(Code that draws figures)
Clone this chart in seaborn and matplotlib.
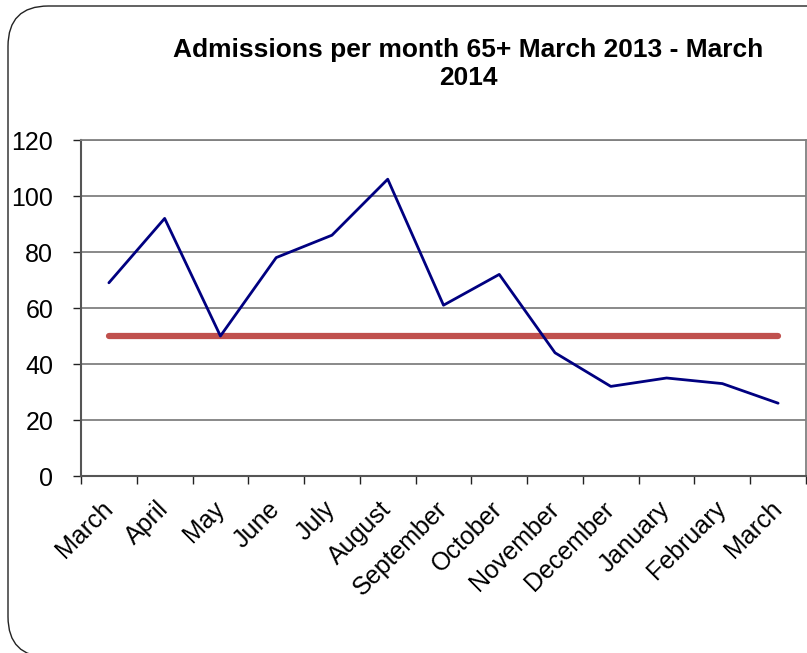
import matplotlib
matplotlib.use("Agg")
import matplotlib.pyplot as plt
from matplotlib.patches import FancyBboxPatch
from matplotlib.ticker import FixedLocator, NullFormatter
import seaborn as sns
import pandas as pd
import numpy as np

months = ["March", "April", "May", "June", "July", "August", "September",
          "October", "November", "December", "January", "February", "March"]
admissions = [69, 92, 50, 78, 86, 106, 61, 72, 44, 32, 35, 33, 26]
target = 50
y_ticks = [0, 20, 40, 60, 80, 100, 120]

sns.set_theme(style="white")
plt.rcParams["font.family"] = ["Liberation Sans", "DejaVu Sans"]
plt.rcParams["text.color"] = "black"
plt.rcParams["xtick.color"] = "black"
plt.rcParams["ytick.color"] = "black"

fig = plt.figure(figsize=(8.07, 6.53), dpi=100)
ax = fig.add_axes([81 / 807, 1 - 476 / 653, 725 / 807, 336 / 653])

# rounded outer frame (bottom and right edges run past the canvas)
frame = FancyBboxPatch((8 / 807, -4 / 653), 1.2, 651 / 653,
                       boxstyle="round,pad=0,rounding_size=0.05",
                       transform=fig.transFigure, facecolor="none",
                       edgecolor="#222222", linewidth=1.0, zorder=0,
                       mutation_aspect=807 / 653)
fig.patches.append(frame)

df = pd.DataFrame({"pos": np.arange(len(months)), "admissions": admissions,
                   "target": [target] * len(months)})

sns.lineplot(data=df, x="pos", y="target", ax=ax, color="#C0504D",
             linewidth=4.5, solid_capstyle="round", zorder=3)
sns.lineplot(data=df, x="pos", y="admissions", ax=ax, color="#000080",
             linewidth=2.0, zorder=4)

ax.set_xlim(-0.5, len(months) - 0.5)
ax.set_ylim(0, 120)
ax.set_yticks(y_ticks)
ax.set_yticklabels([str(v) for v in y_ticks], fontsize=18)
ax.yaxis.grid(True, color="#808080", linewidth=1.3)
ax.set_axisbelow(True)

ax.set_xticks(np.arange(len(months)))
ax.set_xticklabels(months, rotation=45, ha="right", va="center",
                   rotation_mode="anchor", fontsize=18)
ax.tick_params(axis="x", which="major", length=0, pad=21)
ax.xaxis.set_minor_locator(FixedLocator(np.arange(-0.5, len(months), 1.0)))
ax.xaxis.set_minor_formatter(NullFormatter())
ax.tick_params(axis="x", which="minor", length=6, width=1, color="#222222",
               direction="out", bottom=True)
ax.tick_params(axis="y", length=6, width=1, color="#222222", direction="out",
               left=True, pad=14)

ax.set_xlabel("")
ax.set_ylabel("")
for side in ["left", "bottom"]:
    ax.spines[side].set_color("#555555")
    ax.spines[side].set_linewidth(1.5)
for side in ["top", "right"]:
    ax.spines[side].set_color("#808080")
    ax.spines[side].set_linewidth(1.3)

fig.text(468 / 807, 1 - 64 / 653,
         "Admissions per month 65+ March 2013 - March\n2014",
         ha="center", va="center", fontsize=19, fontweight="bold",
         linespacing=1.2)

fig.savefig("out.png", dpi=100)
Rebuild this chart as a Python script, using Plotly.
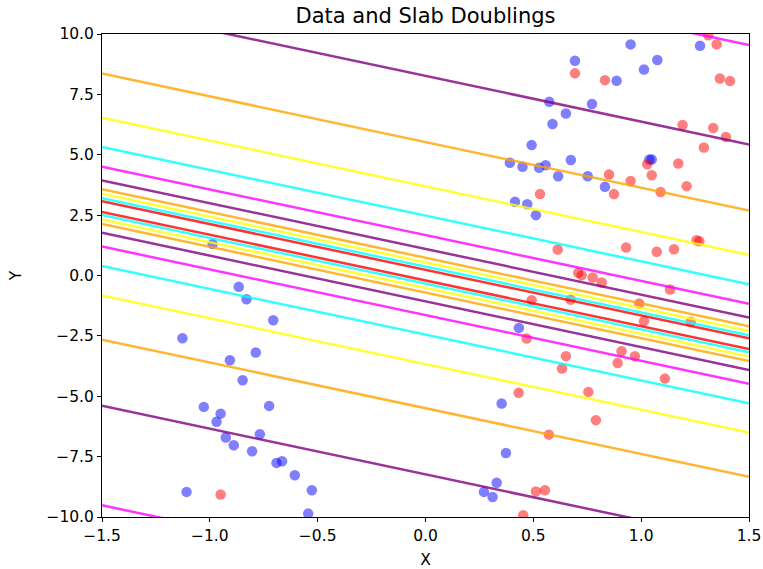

# PROBLEM TO SOLVE
Word for word, give again the lines from the first entry to the line with "import numpy as np", inclusive. Exclude the pictures.

# THE ANSWER
Clone this chart in seaborn and matplotlib.
import matplotlib
matplotlib.use("Agg")
import matplotlib.pyplot as plt
from matplotlib.patches import FancyBboxPatch
from matplotlib.ticker import FixedLocator, NullFormatter
import seaborn as sns
import pandas as pd
import numpy as np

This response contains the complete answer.